╭─ Information supplied

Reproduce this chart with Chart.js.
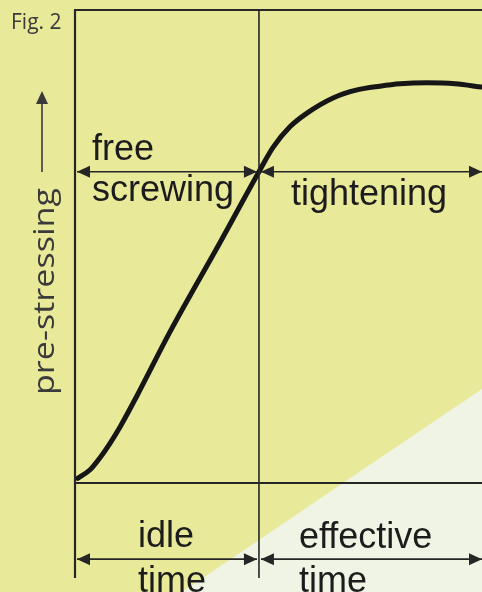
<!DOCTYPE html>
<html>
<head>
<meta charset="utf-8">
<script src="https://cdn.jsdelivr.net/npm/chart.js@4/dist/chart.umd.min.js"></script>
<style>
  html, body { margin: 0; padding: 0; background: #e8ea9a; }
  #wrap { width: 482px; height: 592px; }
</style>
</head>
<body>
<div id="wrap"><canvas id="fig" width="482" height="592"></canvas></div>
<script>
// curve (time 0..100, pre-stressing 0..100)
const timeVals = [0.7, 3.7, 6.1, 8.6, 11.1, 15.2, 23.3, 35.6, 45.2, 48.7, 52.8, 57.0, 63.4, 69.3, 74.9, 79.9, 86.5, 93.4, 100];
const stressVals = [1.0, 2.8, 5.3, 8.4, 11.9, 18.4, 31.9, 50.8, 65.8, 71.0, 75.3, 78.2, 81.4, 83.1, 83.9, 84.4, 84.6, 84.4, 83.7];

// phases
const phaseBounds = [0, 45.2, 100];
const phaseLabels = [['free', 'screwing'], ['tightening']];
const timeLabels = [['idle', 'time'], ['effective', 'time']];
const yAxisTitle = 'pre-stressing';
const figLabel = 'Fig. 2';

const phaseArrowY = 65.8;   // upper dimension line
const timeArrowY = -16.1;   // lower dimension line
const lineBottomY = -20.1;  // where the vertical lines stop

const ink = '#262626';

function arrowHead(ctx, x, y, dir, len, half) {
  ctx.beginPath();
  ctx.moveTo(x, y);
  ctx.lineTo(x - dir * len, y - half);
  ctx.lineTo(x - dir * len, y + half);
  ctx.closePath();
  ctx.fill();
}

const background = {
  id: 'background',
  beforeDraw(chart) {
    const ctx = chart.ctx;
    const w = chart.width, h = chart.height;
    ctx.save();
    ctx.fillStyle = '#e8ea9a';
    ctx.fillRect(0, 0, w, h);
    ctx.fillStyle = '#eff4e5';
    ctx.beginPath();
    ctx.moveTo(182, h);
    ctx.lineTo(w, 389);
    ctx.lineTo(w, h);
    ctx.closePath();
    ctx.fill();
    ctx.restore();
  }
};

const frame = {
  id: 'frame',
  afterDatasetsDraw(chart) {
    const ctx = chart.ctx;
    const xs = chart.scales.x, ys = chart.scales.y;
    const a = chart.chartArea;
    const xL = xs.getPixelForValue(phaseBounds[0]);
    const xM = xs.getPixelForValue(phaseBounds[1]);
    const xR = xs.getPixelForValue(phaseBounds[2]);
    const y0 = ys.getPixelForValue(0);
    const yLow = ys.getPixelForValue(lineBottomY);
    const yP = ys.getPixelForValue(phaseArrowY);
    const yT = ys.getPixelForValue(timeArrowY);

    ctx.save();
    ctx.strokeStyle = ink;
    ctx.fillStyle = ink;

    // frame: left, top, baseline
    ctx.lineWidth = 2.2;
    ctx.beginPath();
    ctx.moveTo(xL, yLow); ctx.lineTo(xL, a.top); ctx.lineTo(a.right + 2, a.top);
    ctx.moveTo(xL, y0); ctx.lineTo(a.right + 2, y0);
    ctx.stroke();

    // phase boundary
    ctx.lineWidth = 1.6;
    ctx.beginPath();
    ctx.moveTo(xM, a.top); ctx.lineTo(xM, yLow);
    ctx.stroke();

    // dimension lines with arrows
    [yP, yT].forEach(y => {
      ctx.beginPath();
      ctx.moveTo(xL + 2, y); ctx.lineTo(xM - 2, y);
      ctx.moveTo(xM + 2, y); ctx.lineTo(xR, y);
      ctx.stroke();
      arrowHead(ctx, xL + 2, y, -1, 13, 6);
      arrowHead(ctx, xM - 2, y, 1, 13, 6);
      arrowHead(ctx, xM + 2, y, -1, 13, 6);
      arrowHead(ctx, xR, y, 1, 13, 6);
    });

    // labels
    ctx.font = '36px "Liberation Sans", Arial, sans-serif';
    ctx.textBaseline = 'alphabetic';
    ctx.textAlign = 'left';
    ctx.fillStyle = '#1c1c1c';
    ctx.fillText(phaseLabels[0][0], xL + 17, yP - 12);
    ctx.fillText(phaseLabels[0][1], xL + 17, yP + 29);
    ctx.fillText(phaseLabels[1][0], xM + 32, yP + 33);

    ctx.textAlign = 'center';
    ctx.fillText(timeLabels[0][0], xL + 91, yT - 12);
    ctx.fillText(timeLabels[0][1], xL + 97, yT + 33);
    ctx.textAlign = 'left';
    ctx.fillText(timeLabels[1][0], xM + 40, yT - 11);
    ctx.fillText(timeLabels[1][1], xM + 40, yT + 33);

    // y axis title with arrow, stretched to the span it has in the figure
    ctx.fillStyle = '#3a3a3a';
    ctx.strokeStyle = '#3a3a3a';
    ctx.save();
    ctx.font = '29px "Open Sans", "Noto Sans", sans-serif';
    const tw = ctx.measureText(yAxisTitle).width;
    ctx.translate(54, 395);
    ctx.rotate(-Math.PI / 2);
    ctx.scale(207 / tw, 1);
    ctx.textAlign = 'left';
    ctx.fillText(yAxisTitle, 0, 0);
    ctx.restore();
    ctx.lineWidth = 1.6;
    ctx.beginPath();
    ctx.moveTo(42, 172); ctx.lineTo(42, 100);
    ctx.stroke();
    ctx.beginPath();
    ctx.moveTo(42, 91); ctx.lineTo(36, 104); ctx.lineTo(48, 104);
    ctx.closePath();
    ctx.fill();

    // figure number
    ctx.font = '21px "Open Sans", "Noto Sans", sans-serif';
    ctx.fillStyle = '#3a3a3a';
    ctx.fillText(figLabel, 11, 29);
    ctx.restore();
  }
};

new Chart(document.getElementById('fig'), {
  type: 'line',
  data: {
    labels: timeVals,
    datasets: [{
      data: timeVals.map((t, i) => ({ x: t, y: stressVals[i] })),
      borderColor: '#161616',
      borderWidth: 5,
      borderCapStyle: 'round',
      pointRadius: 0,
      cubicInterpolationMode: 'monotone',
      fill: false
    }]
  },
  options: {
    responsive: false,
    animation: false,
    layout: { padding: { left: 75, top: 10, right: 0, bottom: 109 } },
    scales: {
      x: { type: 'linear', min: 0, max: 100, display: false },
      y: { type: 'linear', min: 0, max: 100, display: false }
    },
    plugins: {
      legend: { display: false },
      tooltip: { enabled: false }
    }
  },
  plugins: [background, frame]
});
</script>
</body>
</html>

╰─

§ **Problem to work on**: Give again exactly the lines running from the beginning of the material above through the line that contains "const ink = '#262626';", and leave out every picture.

§ **Response**:
Reproduce this chart with Chart.js.
<!DOCTYPE html>
<html>
<head>
<meta charset="utf-8">
<script src="https://cdn.jsdelivr.net/npm/chart.js@4/dist/chart.umd.min.js"></script>
<style>
  html, body { margin: 0; padding: 0; background: #e8ea9a; }
  #wrap { width: 482px; height: 592px; }
</style>
</head>
<body>
<div id="wrap"><canvas id="fig" width="482" height="592"></canvas></div>
<script>
// curve (time 0..100, pre-stressing 0..100)
const timeVals = [0.7, 3.7, 6.1, 8.6, 11.1, 15.2, 23.3, 35.6, 45.2, 48.7, 52.8, 57.0, 63.4, 69.3, 74.9, 79.9, 86.5, 93.4, 100];
const stressVals = [1.0, 2.8, 5.3, 8.4, 11.9, 18.4, 31.9, 50.8, 65.8, 71.0, 75.3, 78.2, 81.4, 83.1, 83.9, 84.4, 84.6, 84.4, 83.7];

// phases
const phaseBounds = [0, 45.2, 100];
const phaseLabels = [['free', 'screwing'], ['tightening']];
const timeLabels = [['idle', 'time'], ['effective', 'time']];
const yAxisTitle = 'pre-stressing';
const figLabel = 'Fig. 2';

const phaseArrowY = 65.8;   // upper dimension line
const timeArrowY = -16.1;   // lower dimension line
const lineBottomY = -20.1;  // where the vertical lines stop

const ink = '#262626';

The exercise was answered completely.